As you know, dear Reader, the Guardian follows a very simple style in his writings, especially here in God Passes By. And while it is simple, it is also profound. He continually reiterates what he has just said, and then adds the next step or two for us. Much of God Passes By is actually synopsis of what he just said in the previous pages. It is almost as if he is taking 2 steps backwards and then 3 steps forward, just to make sure we don't get lost. It is as if he is leading us on this magnificent trail. He runs ahead a couple of steps and says, "This is where we are going", with all the enthusiasm of his heart.

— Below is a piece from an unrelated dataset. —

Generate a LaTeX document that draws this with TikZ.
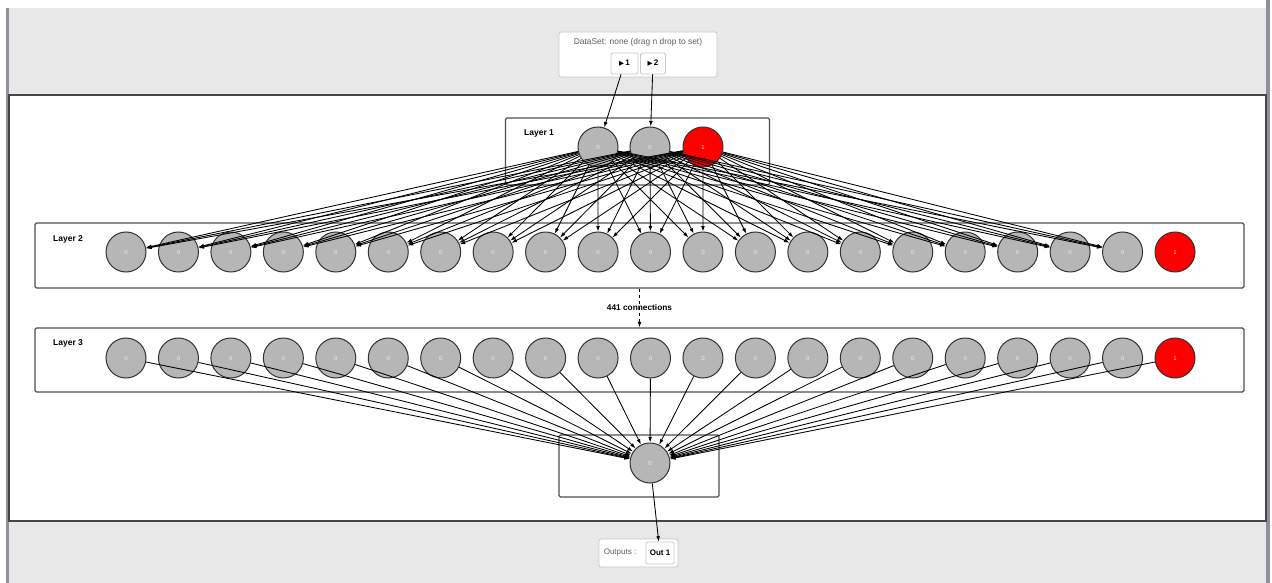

He then jumps back to us, grabs our hand and says, as he walks with us, "And these are the couple of steps I just took." Then he runs ahead again, "This is where we're going next." And then he comes back and gets us again, because we are standing there awestruck at the beauty of the place to which he just took us. (I accidentally typed in "awestuck", and I think that is exactly what happens. We are awe-stuck.)

I love reading God Passes By, and anything else I can from the Guardian. His writing and his vision are so elevating.

And I sincerely hope that others can learn to read him on their own, too. We should never be held back from the Writings, especially by each other. No. Instead, we should find our own way to move forward, embracing these beautiful books, devouring them in our eagerness, and learning how to apply them in our own way, in our own lives.